- _PROBLEM STATEMENT_
Find each line holding the word "React" and give the total alone.

╭─ AVAILABLE DATA

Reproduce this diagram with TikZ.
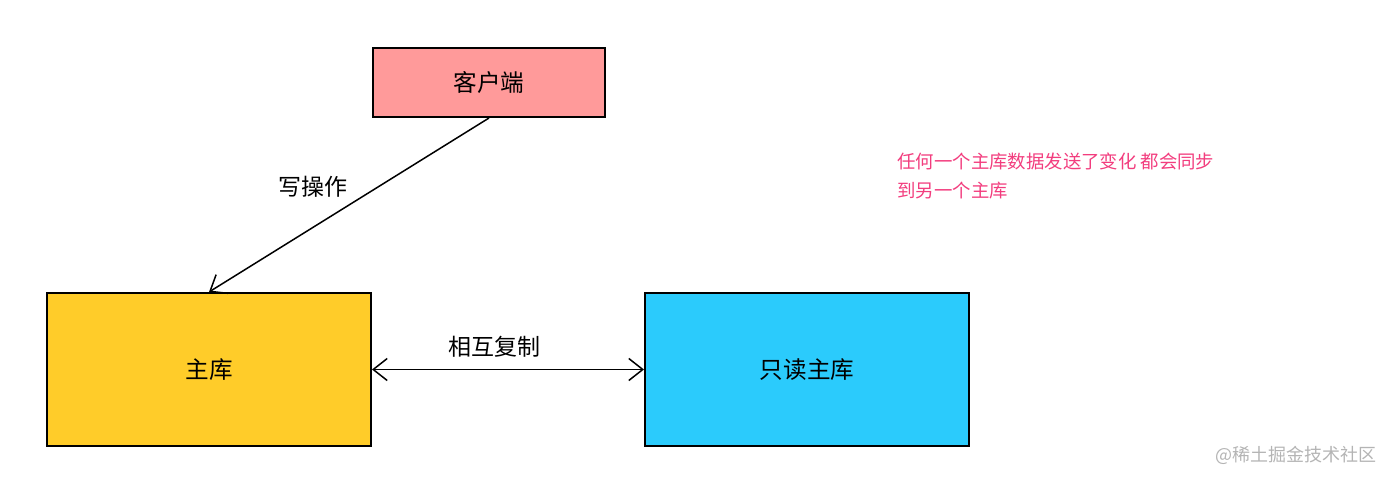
\documentclass[tikz,border=0pt]{standalone}
\usepackage{fontspec}
\setmainfont{Noto Sans CJK SC}
\usetikzlibrary{arrows.meta, positioning}

\definecolor{clientpink}{HTML}{FF9A9A}
\definecolor{masteryellow}{HTML}{FFCC29}
\definecolor{replicablue}{HTML}{2BCBFC}
\definecolor{notered}{HTML}{F23D7E}
\definecolor{markgray}{HTML}{B4B4B4}

\tikzset{
  dbbox/.style={draw=black, line width=1pt, inner sep=0pt, font=\fontsize{11.8}{13}\selectfont},
  link/.style={line width=0.75pt, -{Straight Barb[length=7pt, width=11pt]}},
}

\begin{document}
\begin{tikzpicture}[x=0.5pt, y=-0.5pt]
\useasboundingbox (0,0) rectangle (1394,482);

% Boxes
\node[dbbox, fill=clientpink, minimum width=116pt, minimum height=34.5pt] (client) at (489,82.5) {客户端};
\node[dbbox, fill=masteryellow, minimum width=162pt, minimum height=76.5pt] (master) at (209,369.5) {主库};
\node[dbbox, fill=replicablue, minimum width=162pt, minimum height=76.5pt] (replica) at (807,369.5) {只读主库};

% Connectors
\draw[link] (client.south) -- (master.north);
\draw[link, {Straight Barb[length=7pt, width=11pt]}-{Straight Barb[length=7pt, width=11pt]}] (master.east) -- (replica.west);

% Labels
\node[font=\fontsize{11.5}{13}\selectfont] (write) at (313,187) {写操作};
\node[font=\fontsize{11.5}{13}\selectfont] (sync) at (494,347) {相互复制};
\node[anchor=north west, align=left, text=notered, inner sep=0pt, font=\fontsize{9.2}{14.5}\selectfont] (note) at (897,152) {任何一个主库数据发送了变化 都会同步\\到另一个主库};

% Watermark
\node[anchor=west, text=markgray, inner sep=0pt, font=\fontsize{9}{11}\selectfont] (mark) at (1215,455) {@稀土掘金技术社区};
\end{tikzpicture}
\end{document}
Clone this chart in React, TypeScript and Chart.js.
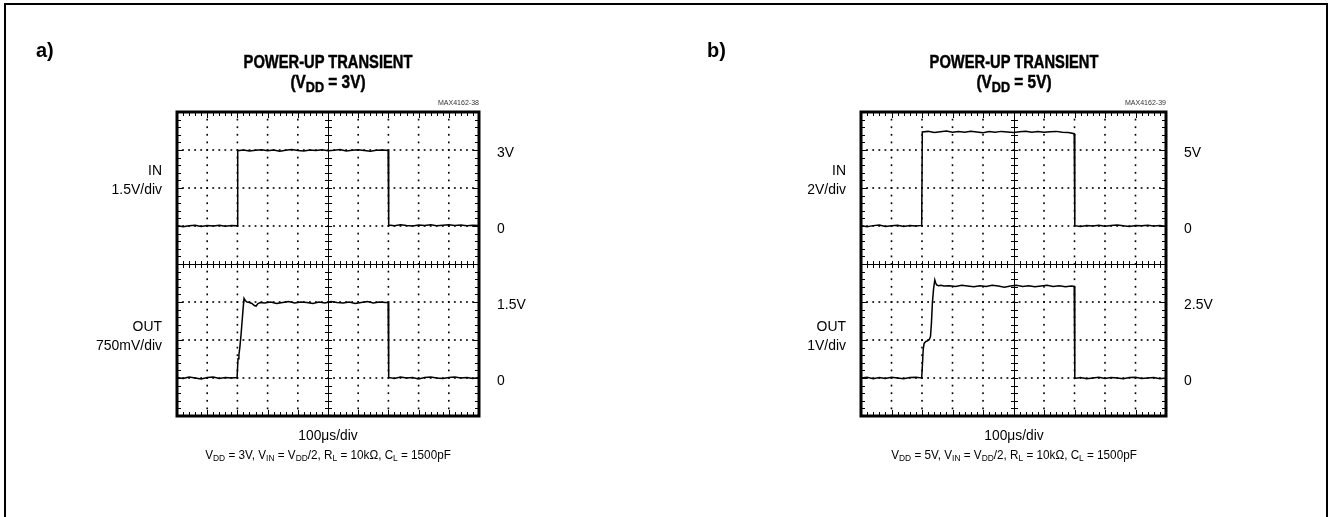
import React, { useEffect, useRef } from "react";
import { Chart, registerables } from "chart.js";

Chart.register(...registerables);

// ---------------- DATA (time in µs, values in volts) ----------------
// Panel a) VDD = 3V
const timeInA = [0, 20, 40, 60, 80, 100, 120, 140, 160, 180, 199, 201, 220, 240, 260, 280, 300, 320, 340, 360, 380, 400, 420, 440, 460, 480, 500, 520, 540, 560, 580, 600, 620, 640, 660, 680, 699, 701, 720, 740, 760, 780, 800, 820, 840, 860, 880, 900, 920, 940, 960, 980, 1000];
const voltsInA = [0.02, -0.03, 0.01, 0.03, -0.02, 0.02, 0.0, 0.03, -0.01, 0.02, 0.01,
  2.97, 3.0, 2.96, 2.99, 3.01, 2.97, 3.0, 2.95, 2.99, 3.02, 2.98, 2.96, 3.0, 2.98, 3.01, 2.97, 2.99, 3.02, 2.96, 2.99, 3.01, 2.98, 2.95, 2.99, 3.0, 2.98,
  0.04, 0.01, 0.05, 0.02, 0.0, 0.04, 0.02, 0.05, 0.01, 0.03, 0.05, 0.02, 0.04, 0.01, 0.03, 0.02];

const timeOutA = [0, 20, 40, 60, 80, 100, 120, 140, 160, 180, 199,
  202, 205, 208, 212, 216, 219, 222, 226, 232, 240, 248, 256, 262, 268, 276,
  290, 310, 330, 350, 370, 390, 410, 430, 450, 470, 490, 510, 530, 550, 570, 590, 610, 630, 650, 670, 690, 699,
  701, 720, 740, 760, 780, 800, 820, 840, 860, 880, 900, 920, 940, 960, 980, 1000];
const voltsOutA = [0.01, -0.01, 0.02, 0.0, -0.02, 0.01, 0.02, -0.01, 0.01, 0.0, 0.01,
  0.38, 0.46, 0.6, 0.85, 1.15, 1.38, 1.57, 1.53, 1.5, 1.49, 1.47, 1.43, 1.42, 1.47, 1.49,
  1.48, 1.5, 1.47, 1.49, 1.51, 1.48, 1.5, 1.49, 1.47, 1.5, 1.48, 1.51, 1.49, 1.48, 1.5, 1.47, 1.49, 1.51, 1.48, 1.5, 1.49, 1.49,
  0.01, -0.01, 0.02, 0.0, 0.01, -0.02, 0.01, 0.02, 0.0, -0.01, 0.01, 0.02, 0.0, 0.01, -0.01, 0.01];

// Panel b) VDD = 5V
const timeInB = [0, 20, 40, 60, 80, 100, 120, 140, 160, 180, 199, 201, 220, 240, 260, 280, 300, 320, 340, 360, 380, 400, 420, 440, 460, 480, 500, 520, 540, 560, 580, 600, 620, 640, 660, 680, 699, 701, 720, 740, 760, 780, 800, 820, 840, 860, 880, 900, 920, 940, 960, 980, 1000];
const voltsInB = [0.03, -0.04, 0.02, 0.05, -0.02, 0.01, 0.04, -0.03, 0.02, 0.0, 0.03,
  4.95, 4.98, 4.92, 4.96, 5.0, 4.94, 4.97, 4.93, 4.99, 4.95, 4.91, 4.97, 4.94, 4.98, 4.95, 4.92, 4.96, 4.99, 4.94, 4.97, 4.93, 4.96, 4.98, 4.94, 4.92, 4.86,
  0.02, -0.02, 0.03, 0.0, 0.04, -0.01, 0.02, 0.05, 0.01, -0.02, 0.03, 0.01, 0.04, 0.0, 0.02, -0.01];

const timeOutB = [0, 20, 40, 60, 80, 100, 120, 140, 160, 180, 199,
  201, 204, 207, 212, 218, 224, 228, 231, 234, 238, 242, 245, 248, 254, 262, 272,
  290, 310, 330, 350, 370, 390, 410, 430, 450, 470, 490, 510, 530, 550, 570, 590, 610, 630, 650, 670, 690, 699,
  701, 720, 740, 760, 780, 800, 820, 840, 860, 880, 900, 920, 940, 960, 980, 1000];
const voltsOutB = [0.0, 0.02, -0.02, 0.01, -0.01, 0.02, 0.0, -0.02, 0.01, 0.02, 0.0,
  0.3, 0.75, 0.91, 0.96, 0.98, 1.01, 1.1, 1.45, 1.97, 2.35, 2.58, 2.5, 2.45, 2.43, 2.44, 2.42,
  2.43, 2.41, 2.44, 2.42, 2.4, 2.43, 2.41, 2.44, 2.42, 2.39, 2.42, 2.44, 2.41, 2.43, 2.4, 2.42, 2.44, 2.41, 2.43, 2.4, 2.42, 2.41,
  -0.01, 0.01, -0.02, 0.0, 0.02, -0.01, 0.01, 0.0, -0.02, 0.01, 0.02, -0.01, 0.0, 0.01, -0.02, 0.0];

// Scope settings (volts per division, division where 0 V sits)
const inScaleA = [1.5, 5];
const outScaleA = [0.75, 1];
const inScaleB = [2, 5];
const outScaleB = [1, 1];
const timePerDiv = 100;
const xDivisions = 10;
const yDivisions = 8;

// Text / tick labels
const rightLabelsA = ["3V", "0", "1.5V", "0"];
const rightLabelsB = ["5V", "0", "2.5V", "0"];
const rightLabelDivs = [7, 5, 3, 1];
const inLabelA = ["IN", "1.5V/div"];
const outLabelA = ["OUT", "750mV/div"];
const inLabelB = ["IN", "2V/div"];
const outLabelB = ["OUT", "1V/div"];
const vddA = "3V";
const vddB = "5V";
const codeA = "MAX4162-38";
const codeB = "MAX4162-39";

// ---------------- LAYOUT ----------------
const FONT = "'Liberation Sans', Arial, Helvetica, sans-serif";

type Plot = { left: number; top: number; right: number; bottom: number };

const zip = (t: number[], v: number[]) => t.map((x, i) => ({ x, y: v[i] }));

const graticule = {
  id: "graticule",
  beforeDatasetsDraw(chart: any) {
    const { ctx, chartArea: a, scales } = chart;
    const xs = scales.x;
    const ys = scales.yGrid;
    ctx.save();
    ctx.fillStyle = "#000";
    // dotted vertical lines
    for (let i = 1; i < xDivisions; i++) {
      if (i === xDivisions / 2) continue;
      const x = xs.getPixelForValue(i * timePerDiv);
      for (let j = 1; j < yDivisions * 5; j++) {
        const y = ys.getPixelForValue(j * 0.2);
        ctx.fillRect(x - 0.8, y - 0.9, 1.6, 1.8);
      }
    }
    // dotted horizontal lines
    for (let k = 1; k < yDivisions; k++) {
      if (k === yDivisions / 2) continue;
      const y = ys.getPixelForValue(k);
      for (let j = 1; j < xDivisions * 5; j++) {
        const x = xs.getPixelForValue(j * timePerDiv / 5);
        ctx.fillRect(x - 0.9, y - 0.8, 1.8, 1.6);
      }
    }
    ctx.strokeStyle = "#000";
    ctx.lineWidth = 1;
    const cx = Math.round(xs.getPixelForValue((xDivisions / 2) * timePerDiv)) + 0.5;
    const cy = Math.round(ys.getPixelForValue(yDivisions / 2)) + 0.5;
    ctx.beginPath();
    ctx.moveTo(cx, a.top);
    ctx.lineTo(cx, a.bottom);
    ctx.moveTo(a.left, cy);
    ctx.lineTo(a.right, cy);
    // minor ticks on centre lines and edges
    for (let j = 1; j < xDivisions * 5; j++) {
      const x = Math.round(xs.getPixelForValue(j * timePerDiv / 5)) + 0.5;
      const major = j % 5 === 0;
      ctx.moveTo(x, cy - 3.5);
      ctx.lineTo(x, cy + 3.5);
      ctx.moveTo(x, a.top);
      ctx.lineTo(x, a.top + (major ? 6 : 4));
      ctx.moveTo(x, a.bottom);
      ctx.lineTo(x, a.bottom - (major ? 6 : 4));
    }
    for (let j = 1; j < yDivisions * 5; j++) {
      const y = Math.round(ys.getPixelForValue(j * 0.2)) + 0.5;
      const major = j % 5 === 0;
      ctx.moveTo(cx - 3.5, y);
      ctx.lineTo(cx + 3.5, y);
      ctx.moveTo(a.left, y);
      ctx.lineTo(a.left + (major ? 6 : 4), y);
      ctx.moveTo(a.right, y);
      ctx.lineTo(a.right - (major ? 6 : 4), y);
    }
    ctx.stroke();
    ctx.restore();
  },
  afterDatasetsDraw(chart: any) {
    const { ctx, chartArea: a } = chart;
    ctx.save();
    ctx.strokeStyle = "#000";
    ctx.lineWidth = 3;
    ctx.strokeRect(a.left, a.top, a.right - a.left, a.bottom - a.top);
    ctx.restore();
  },
};

function ScopeChart(props: {
  offsetX: number;
  plot: Plot;
  inPts: { x: number; y: number }[];
  outPts: { x: number; y: number }[];
  inScale: number[];
  outScale: number[];
}) {
  const ref = useRef<HTMLCanvasElement>(null);
  useEffect(() => {
    const { plot, offsetX, inScale, outScale } = props;
    const W = 664;
    const H = 517;
    const chart = new Chart(ref.current as HTMLCanvasElement, {
      type: "line",
      data: {
        datasets: [
          { data: props.inPts, yAxisID: "yIn", borderColor: "#000", borderWidth: 1.5, pointRadius: 0, tension: 0 },
          { data: props.outPts, yAxisID: "yOut", borderColor: "#000", borderWidth: 1.5, pointRadius: 0, tension: 0 },
        ],
      },
      options: {
        animation: false,
        responsive: false,
        maintainAspectRatio: false,
        devicePixelRatio: 1,
        events: [],
        layout: {
          padding: {
            left: plot.left - offsetX,
            top: plot.top,
            right: W - (plot.right - offsetX),
            bottom: H - plot.bottom,
          },
        },
        plugins: { legend: { display: false }, tooltip: { enabled: false }, title: { display: false } },
        scales: {
          x: { type: "linear", min: 0, max: xDivisions * timePerDiv, display: false },
          yIn: { type: "linear", min: -inScale[1] * inScale[0], max: (yDivisions - inScale[1]) * inScale[0], display: false },
          yOut: { type: "linear", min: -outScale[1] * outScale[0], max: (yDivisions - outScale[1]) * outScale[0], display: false },
          yGrid: { type: "linear", axis: "y", min: 0, max: yDivisions, display: false },
        },
      } as any,
      plugins: [graticule],
    });
    return () => chart.destroy();
  }, []);
  return (
    <canvas
      ref={ref}
      width={664}
      height={517}
      style={{ position: "absolute", left: props.offsetX, top: 0, width: 664, height: 517 }}
    />
  );
}

function T(props: {
  x: number;
  y: number;
  align?: "left" | "center" | "right";
  size?: number;
  bold?: boolean;
  heavy?: boolean;
  sx?: number;
  color?: string;
  children: React.ReactNode;
}) {
  const { x, y, align = "left", size = 15, bold = false, heavy = false, sx = 0.9, color = "#000" } = props;
  const tx = align === "center" ? "-50%" : align === "right" ? "-100%" : "0%";
  const ox = align === "center" ? "50%" : align === "right" ? "100%" : "0%";
  return (
    <div
      style={{
        position: "absolute",
        left: x,
        top: y,
        transform: `translate(${tx}, -50%) scaleX(${sx})`,
        transformOrigin: `${ox} 50%`,
        fontFamily: FONT,
        fontSize: size,
        fontWeight: bold ? 700 : 400,
        lineHeight: 1,
        whiteSpace: "nowrap",
        color,
        WebkitTextStroke: heavy ? `0.45px ${color}` : undefined,
      }}
    >
      {props.children}
    </div>
  );
}

const Sub = (p: { children: React.ReactNode; big?: boolean }) => (
  <span style={{ fontSize: p.big ? "0.82em" : "0.72em", position: "relative", top: "0.25em" }}>{p.children}</span>
);

function Panel(props: {
  letter: string;
  letterX: number;
  offsetX: number;
  plot: Plot;
  vdd: string;
  code: string;
  inLabel: string[];
  outLabel: string[];
  rightLabels: string[];
  inPts: { x: number; y: number }[];
  outPts: { x: number; y: number }[];
  inScale: number[];
  outScale: number[];
}) {
  const { plot } = props;
  const cx = (plot.left + plot.right) / 2;
  const divH = (plot.bottom - plot.top) / yDivisions;
  const labelRight = plot.left - 15;
  return (
    <>
      <ScopeChart
        offsetX={props.offsetX}
        plot={plot}
        inPts={props.inPts}
        outPts={props.outPts}
        inScale={props.inScale}
        outScale={props.outScale}
      />
      <T x={props.letterX} y={49} size={21} bold sx={0.95}>{props.letter}</T>
      <T x={cx} y={63} align="center" size={17.5} bold heavy sx={0.84}>POWER-UP TRANSIENT</T>
      <T x={cx} y={83} align="center" size={17.5} bold heavy sx={0.88}>
        (V<Sub big>DD</Sub> = {props.vdd})
      </T>
      <T x={plot.right} y={103} align="right" size={8} sx={0.88} color="#333">{props.code}</T>
      <T x={labelRight} y={plot.top + 1.5 * divH} align="right" size={15} sx={0.93}>{props.inLabel[0]}</T>
      <T x={labelRight} y={plot.top + 2 * divH} align="right" size={15} sx={0.93}>{props.inLabel[1]}</T>
      <T x={labelRight} y={plot.top + 5.6 * divH} align="right" size={15} sx={0.93}>{props.outLabel[0]}</T>
      <T x={labelRight} y={plot.top + 6.1 * divH} align="right" size={15} sx={0.93}>{props.outLabel[1]}</T>
      {props.rightLabels.map((s, i) => (
        <T key={i} x={plot.right + 18} y={plot.bottom - rightLabelDivs[i] * divH + 1} size={15} sx={0.93}>{s}</T>
      ))}
      <T x={cx} y={434} align="center" size={15} sx={0.92}>100μs/div</T>
      <T x={cx} y={455} align="center" size={13} sx={0.9}>
        V<Sub>DD</Sub> = {props.vdd}, V<Sub>IN</Sub> = V<Sub>DD</Sub>/2, R<Sub>L</Sub> = 10kΩ, C<Sub>L</Sub> = 1500pF
      </T>
    </>
  );
}

export default function App() {
  return (
    <div style={{ position: "absolute", left: 0, top: 0, width: 1328, height: 517, overflow: "hidden", background: "#fff" }}>
      <div
        style={{
          position: "absolute",
          left: 4,
          top: 3,
          width: 1324,
          height: 700,
          boxSizing: "border-box",
          border: "2px solid #000",
        }}
      />
      <Panel
        letter="a)"
        letterX={36}
        offsetX={0}
        plot={{ left: 177, top: 112, right: 479, bottom: 416 }}
        vdd={vddA}
        code={codeA}
        inLabel={inLabelA}
        outLabel={outLabelA}
        rightLabels={rightLabelsA}
        inPts={zip(timeInA, voltsInA)}
        outPts={zip(timeOutA, voltsOutA)}
        inScale={inScaleA}
        outScale={outScaleA}
      />
      <Panel
        letter="b)"
        letterX={707}
        offsetX={664}
        plot={{ left: 861, top: 112, right: 1166, bottom: 416 }}
        vdd={vddB}
        code={codeB}
        inLabel={inLabelB}
        outLabel={outLabelB}
        rightLabels={rightLabelsB}
        inPts={zip(timeInB, voltsInB)}
        outPts={zip(timeOutB, voltsOutB)}
        inScale={inScaleB}
        outScale={outScaleB}
      />
    </div>
  );
}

╰─

- _RESULT OF THIS EXERCISE_
4